To take advantage of situations where most pixels in binary images are OFF, we must scan through the source in units larger than bits so that we can easily test them. Two obvious choices are bytes and 32-bit words. With bytes, it takes more work to make a decision, but because of the smaller granularity, more bytes (in total) will be eliminated.

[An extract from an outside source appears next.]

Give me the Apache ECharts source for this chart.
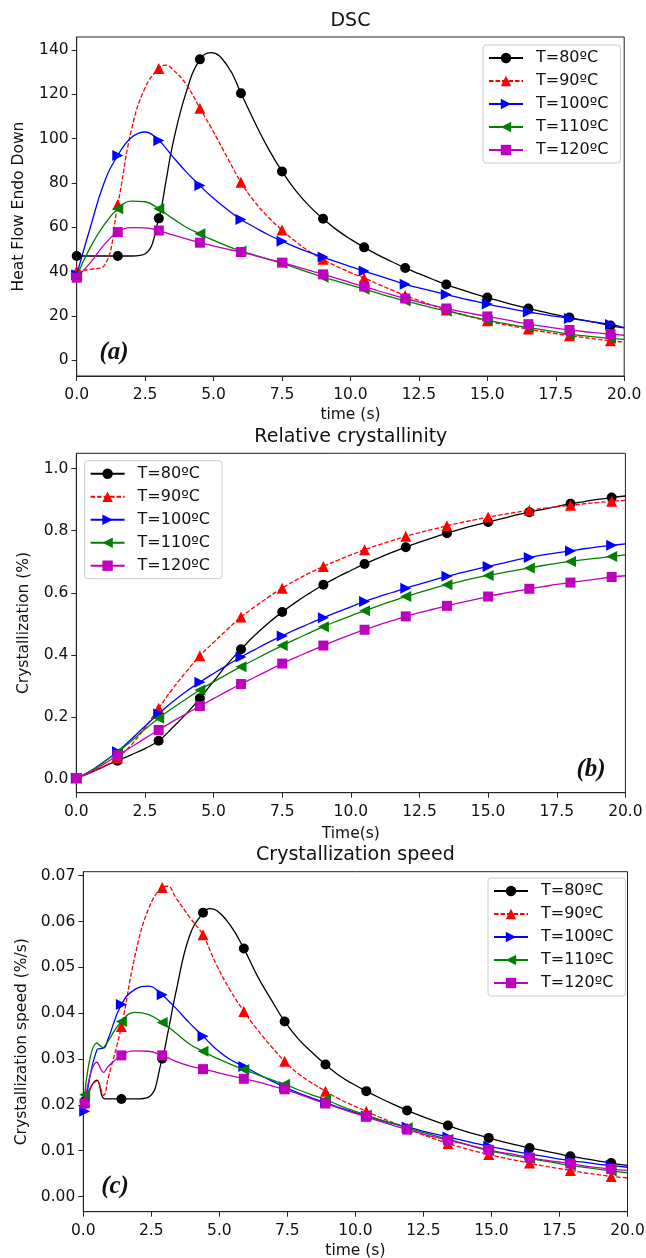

However, with typical images, it is more efficient to use 32-bit chunks, and we do that as follows:
nswords = hd / 32; for (j = 0; j < wd; j++) { lined = datad; lines = datas + (wd - 1 - j) * wpls; for (k = 0; k < nswords; k++) { word = lines[k]; if (!word) { lined += 32 * wpld; continue; } else { iend = 32 * (k + 1); for (m = 0, i = 32 * k; i < iend; i++, m++) { if ((word << m) & 0x80000000) SET_DATA_BIT(lined, j); lined += wpld; } } } for (i = 32 * nswords; i < hd; i++) { if (GET_DATA_BIT(lines, i)) SET_DATA_BIT(lined, j); lined += wpld; } }
This is just an elaboration of the previous pixel-plucking code, but it is typically about 4 times faster, rotating each pixel in about 7 machine cycles on average. We find the number of full 32-bit words in the source line, and march over them. Each source word is checked. If 0 it is skipped in its entirely; this alone reduces computation by about a factor of 2.5. Otherwise each of the 32 bits is tested and, if 1, is set in the dest. We get another reduction factor of about 1.5 by shifting and masking the word, rather than using GET_DATA_BIT(lines, i). Finally, for each source image line, a scan is made over any source bits not contained in a full 32-bit word.

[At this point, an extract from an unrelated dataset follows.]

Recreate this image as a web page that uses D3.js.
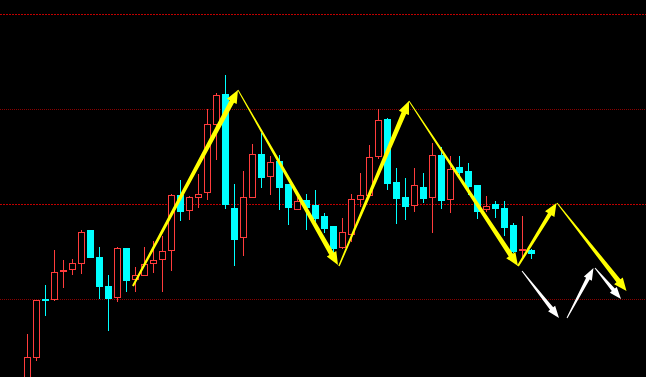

We can actually make the binary 90 degree rotation arbitrarily complicated. For example, to avoid pixel-plucking, by brute force you can write an inner loop with lookup tables to rotate each 8x8 block of pixels separately. Using 8 bit lookup tables, for each 8x8 block of pixels, you need to extract 8 bytes from the source, construct 8 addresses from these bytes, perform 8 table lookups (each one generating a 32 bit word corresponding to 4 of the 8 dest bytes), XOR the 32-bit words in groups of 4 to get the 8 rotated destination bytes in two 32-bit words, and then set these bytes in the proper location in the dest image. It’s not at all evident that such shenanigans are worth the effort!

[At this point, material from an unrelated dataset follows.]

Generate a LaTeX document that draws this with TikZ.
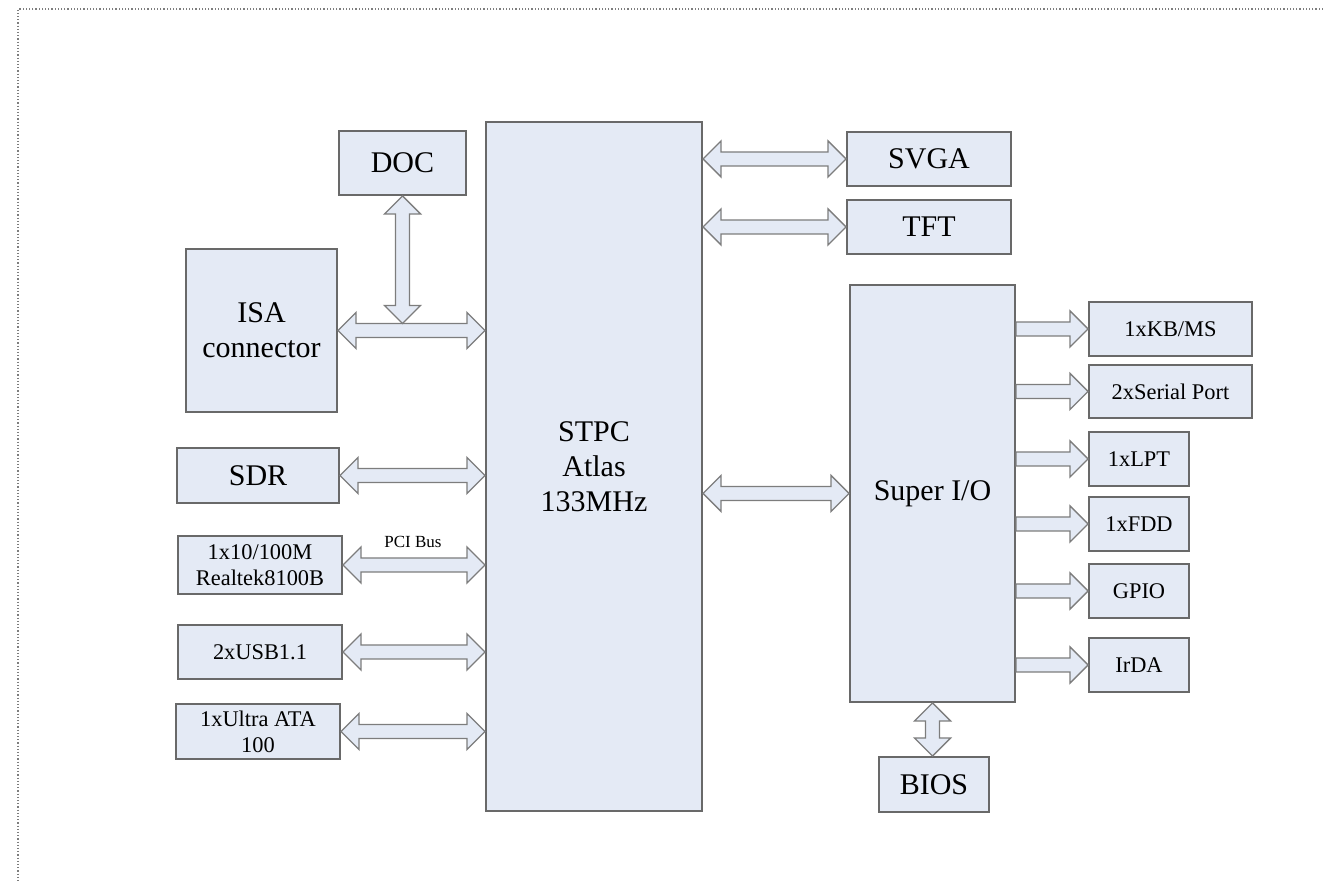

In summary, there are a few “angles” to rotation. RBS has flexibility and speed. RBAM has accuracy, and for efficiency requires specific implementations for each depth. Fortunately, RBAM can be made surprisingly fast with relatively simple implementations. The orthogonal rotations (90, 180, 270 degrees) have special implementations for each depth. The 180 rotation is a combination of left-right and top-bottom flips, with the latter being trivial and depth-independent.